Madison (WKOW) -- from University of Wisconsin:  A new doctoral initiative that explores buildings, landscapes and cultures may make the distance between Madison and Milwaukee just a little bit smaller, at least figuratively speaking.

  This collaboration between the Ph.D.-level art history program at the University of Wisconsin-Madison and the School of Architecture at UW-Milwaukee will allow students from each concentration to take classes at the other university.

  Students have the option of either commuting one or more times a week, or residing in the other university for a semester.

  A summer field school, taught jointly by faculty from both campuses, will also be required for participants.

  This component will get students out of the classroom and onto sites where they can research historical buildings around Wisconsin.

  While Madison does not have a school of architecture, Milwaukee does not have a Ph.D. program in art history.

  The collaboration will offer students exposure to both disciplines to provide a more comprehensive study of the physical, cultural and social aspects of the built environment.

  "The two groups of faculty represent a critical mass of expertise that will be great for students and will allow all of these faculty to advance their scholarship more effectively," says UW-Madison Provost Patrick Farrell.

  Talk of the collaboration began between faculty on both campuses at an academic conference in New York in 2006 and continued in March 2007.

  "This was initiated as a faculty effort, it was faculty from two institutions actually talking about possibilities," says Anna Andrzejewski, UW-Madison assistant professor of art history and co-director of the "Buildings-Landscapes-Cultures" initiative.

  Although there were several administrative hurdles to figure out in terms of enrollment and other logistics, administration and faculty alike were both enthusiastic about the effort and therefore worked quickly to put it into gear.

  "We had the benefit of everyone saying, 'You know, this is a really good idea,' and we were all very impressed and pleased that by just creating this partnership with Milwaukee, these two institutions have something that exists nowhere else in the country," says Elaine Klein, UW-Madison assistant dean in the College of Letters and Science.

  The collaboration is operating under the infrastructure of the Committee on Institutional Cooperation (CIC) Traveling Scholars program, which allows students to take classes in different doctoral programs but still earn the degree from the university in which they are enrolled.

  "This doesn't reduce the purpose of the university or their own degree, it just shares resources.
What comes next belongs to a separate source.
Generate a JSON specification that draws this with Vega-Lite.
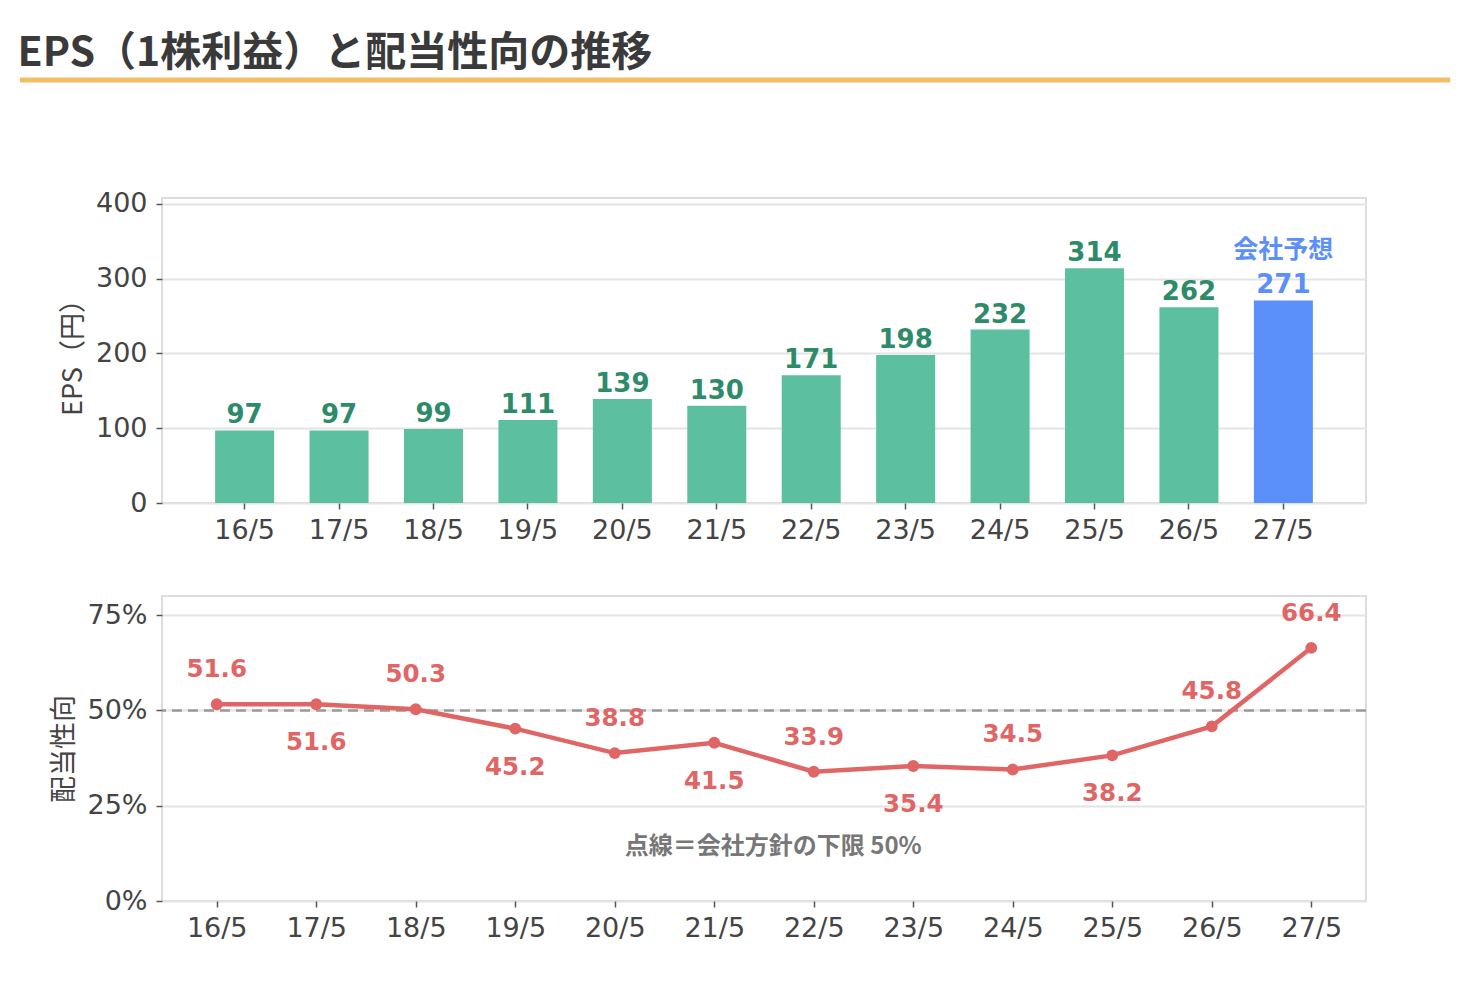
{
  "$schema": "https://vega.github.io/schema/vega-lite/v6.json",
  "padding": {"left": 17, "top": 32, "right": 17, "bottom": 10},
  "title": {
    "text": "EPS（1株利益）と配当性向の推移",
    "anchor": "start",
    "fontSize": 41,
    "fontWeight": "bold",
    "color": "#3a3a3a",
    "font": "Noto Sans CJK JP",
    "offset": 3
  },
  "bounds": "flush",
  "spacing": 93,
  "datasets": {
    "eps": [
      {"year": "16/5", "eps": 97},
      {"year": "17/5", "eps": 97},
      {"year": "18/5", "eps": 99},
      {"year": "19/5", "eps": 111},
      {"year": "20/5", "eps": 139},
      {"year": "21/5", "eps": 130},
      {"year": "22/5", "eps": 171},
      {"year": "23/5", "eps": 198},
      {"year": "24/5", "eps": 232},
      {"year": "25/5", "eps": 314},
      {"year": "26/5", "eps": 262},
      {"year": "27/5", "eps": 271, "note": "会社予想"}
    ],
    "payout": [
      {"year": "16/5", "ratio": 51.6},
      {"year": "17/5", "ratio": 51.6},
      {"year": "18/5", "ratio": 50.3},
      {"year": "19/5", "ratio": 45.2},
      {"year": "20/5", "ratio": 38.8},
      {"year": "21/5", "ratio": 41.5},
      {"year": "22/5", "ratio": 33.9},
      {"year": "23/5", "ratio": 35.4},
      {"year": "24/5", "ratio": 34.5},
      {"year": "25/5", "ratio": 38.2},
      {"year": "26/5", "ratio": 45.8},
      {"year": "27/5", "ratio": 66.4}
    ]
  },
  "config": {
    "font": "Noto Sans CJK JP",
    "view": {"stroke": "#dddddd", "strokeWidth": 2},
    "axis": {
      "labelFontSize": 27,
      "labelColor": "#444444",
      "labelFont": "DejaVu Sans",
      "titleFont": "Noto Sans CJK JP",
      "titleFontSize": 27,
      "titleFontWeight": "normal",
      "titleColor": "#444444",
      "gridColor": "#e4e4e4",
      "gridWidth": 2,
      "domain": false,
      "tickColor": "#555555",
      "tickSize": 6,
      "tickWidth": 1.5,
      "labelPadding": 9
    }
  },
  "vconcat": [
    {
      "width": 1204,
      "height": 25,
      "view": {"stroke": null},
      "data": {"values": [{}]},
      "mark": {"type": "rule", "color": "#F2BE66", "strokeWidth": 5, "clip": false},
      "encoding": {
        "x": {"datum": -0.118, "type": "quantitative", "scale": {"domain": [0, 1]}, "axis": null},
        "x2": {"datum": 1.07},
        "y": {"datum": 1, "type": "quantitative", "scale": {"domain": [0, 1]}, "axis": null}
      }
    },
    {
      "width": 1204,
      "height": 305,
      "data": {"name": "eps"},
      "encoding": {
        "x": {
          "field": "year",
          "type": "nominal",
          "sort": null,
          "scale": {"paddingInner": 0.375, "paddingOuter": 0.5625},
          "axis": {"title": null, "labelAngle": 0, "grid": false, "labelPadding": 8}
        },
        "y": {
          "field": "eps",
          "type": "quantitative",
          "scale": {"domain": [0, 408], "nice": false},
          "axis": {"title": "EPS（円）", "values": [0, 100, 200, 300, 400], "titlePadding": 8}
        }
      },
      "layer": [
        {
          "mark": {"type": "bar"},
          "encoding": {
            "color": {"condition": {"test": "datum.note", "value": "#5B8FF9"}, "value": "#5CBF9F"}
          }
        },
        {
          "mark": {"type": "text", "baseline": "alphabetic", "dy": -7, "fontSize": 26, "fontWeight": "bold", "font": "DejaVu Sans"},
          "encoding": {
            "text": {"field": "eps"},
            "color": {"condition": {"test": "datum.note", "value": "#5B8FF9"}, "value": "#2E8B6A"}
          }
        },
        {
          "transform": [{"filter": "datum.note"}],
          "mark": {"type": "text", "baseline": "alphabetic", "dy": -42, "fontSize": 25, "fontWeight": "bold", "color": "#5B8FF9"},
          "encoding": {"text": {"field": "note"}}
        }
      ]
    },
    {
      "width": 1204,
      "height": 305,
      "data": {"name": "payout"},
      "encoding": {
        "y": {
          "field": "ratio",
          "type": "quantitative",
          "scale": {"domain": [0, 80], "nice": false},
          "axis": {"title": "配当性向", "values": [0, 25, 50, 75], "labelExpr": "datum.value + '%'", "titlePadding": 8}
        }
      },
      "layer": [
        {
          "data": {"values": [{"limit": 50}]},
          "mark": {"type": "rule", "strokeDash": [10, 6], "color": "#999999", "strokeWidth": 2.5},
          "encoding": {"y": {"field": "limit", "type": "quantitative"}}
        },
        {
          "mark": {"type": "line", "color": "#E06666", "strokeWidth": 4.5, "point": {"filled": true, "size": 140, "color": "#E06666"}},
          "encoding": {
            "x": {
              "field": "year",
              "type": "nominal",
              "sort": null,
              "scale": {"type": "point", "padding": 0.55},
              "axis": {"title": null, "labelAngle": 0, "grid": false, "labelPadding": 8}
            }
          }
        },
        {
          "transform": [{"filter": {"not": {"field": "year", "oneOf": ["17/5", "19/5", "21/5", "23/5", "25/5"]}}}],
          "mark": {"type": "text", "baseline": "middle", "dy": -34, "fontSize": 24.5, "fontWeight": "bold", "font": "DejaVu Sans", "color": "#E06666"},
          "encoding": {
            "x": {"field": "year", "type": "nominal", "sort": null},
            "text": {"field": "ratio", "format": ".1f"}
          }
        },
        {
          "transform": [{"filter": {"field": "year", "oneOf": ["17/5", "19/5", "21/5", "23/5", "25/5"]}}],
          "mark": {"type": "text", "baseline": "middle", "dy": 39, "fontSize": 24.5, "fontWeight": "bold", "font": "DejaVu Sans", "color": "#E06666"},
          "encoding": {
            "x": {"field": "year", "type": "nominal", "sort": null},
            "text": {"field": "ratio", "format": ".1f"}
          }
        },
        {
          "transform": [{"filter": {"field": "year", "equal": "21/5"}}],
          "mark": {"type": "text", "baseline": "middle", "dx": 59, "fontSize": 24, "fontWeight": "bold", "color": "#777777"},
          "encoding": {
            "x": {"field": "year", "type": "nominal", "sort": null},
            "y": {"datum": 14.2},
            "text": {"value": "点線＝会社方針の下限 50%"}
          }
        }
      ]
    }
  ]
}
That's the way to go in the future," says Arijit Sen, UW-Milwaukee assistant professor in the Department of Architecture and co-director of Buildings-Landscapes-Cultures.
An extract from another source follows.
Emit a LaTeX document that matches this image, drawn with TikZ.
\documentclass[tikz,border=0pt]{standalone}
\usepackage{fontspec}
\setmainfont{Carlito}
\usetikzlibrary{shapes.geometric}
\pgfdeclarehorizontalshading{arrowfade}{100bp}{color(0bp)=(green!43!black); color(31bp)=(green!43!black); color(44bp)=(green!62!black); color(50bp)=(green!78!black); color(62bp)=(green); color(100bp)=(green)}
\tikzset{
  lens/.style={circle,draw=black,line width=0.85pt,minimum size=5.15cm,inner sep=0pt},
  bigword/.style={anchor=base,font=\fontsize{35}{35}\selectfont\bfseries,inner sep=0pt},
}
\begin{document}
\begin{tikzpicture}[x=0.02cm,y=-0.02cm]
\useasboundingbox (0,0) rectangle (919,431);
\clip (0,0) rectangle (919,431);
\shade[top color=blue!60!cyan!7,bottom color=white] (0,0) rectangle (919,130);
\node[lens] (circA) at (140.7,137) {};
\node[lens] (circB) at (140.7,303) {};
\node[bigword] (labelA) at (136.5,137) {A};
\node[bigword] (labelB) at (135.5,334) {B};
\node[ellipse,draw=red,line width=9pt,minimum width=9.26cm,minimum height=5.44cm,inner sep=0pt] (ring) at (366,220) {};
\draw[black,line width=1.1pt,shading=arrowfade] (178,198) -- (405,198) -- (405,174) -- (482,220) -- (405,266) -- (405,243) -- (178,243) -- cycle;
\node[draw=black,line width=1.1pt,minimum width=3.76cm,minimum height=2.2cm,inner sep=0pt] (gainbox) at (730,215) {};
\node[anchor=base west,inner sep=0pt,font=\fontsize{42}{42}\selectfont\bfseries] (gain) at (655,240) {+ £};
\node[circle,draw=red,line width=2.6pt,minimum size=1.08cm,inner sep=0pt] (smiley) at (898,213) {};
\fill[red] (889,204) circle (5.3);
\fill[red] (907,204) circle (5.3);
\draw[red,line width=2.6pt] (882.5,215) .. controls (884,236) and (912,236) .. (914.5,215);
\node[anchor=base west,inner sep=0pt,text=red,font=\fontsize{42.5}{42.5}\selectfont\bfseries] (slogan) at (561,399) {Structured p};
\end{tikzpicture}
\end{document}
  This semester, there is one UW-Milwaukee student, Caitlin Boyle, who will take classes at the Madison campus. Boyle, an architecture doctoral student, drives to Madison once a week for a class taught by Andrzejewski.

  "They're all great about letting me tie [the class] back to what I'm used to be exploring," Boyle says. "It's really great to get a perspective from people in other disciplines."

  Buildings-Landscapes-Cultures has generated excitement on both faculty and administrative levels because it presents a model that could be used for future collaborations.

  "It's the first doctoral-level collaborative [effort] that is designed to share both overlapping curricular components and to share the experience of faculty in the mentoring and advising of graduate students," says Jocelyn Milner, director of UW-Madison Academic Planning and Analysis.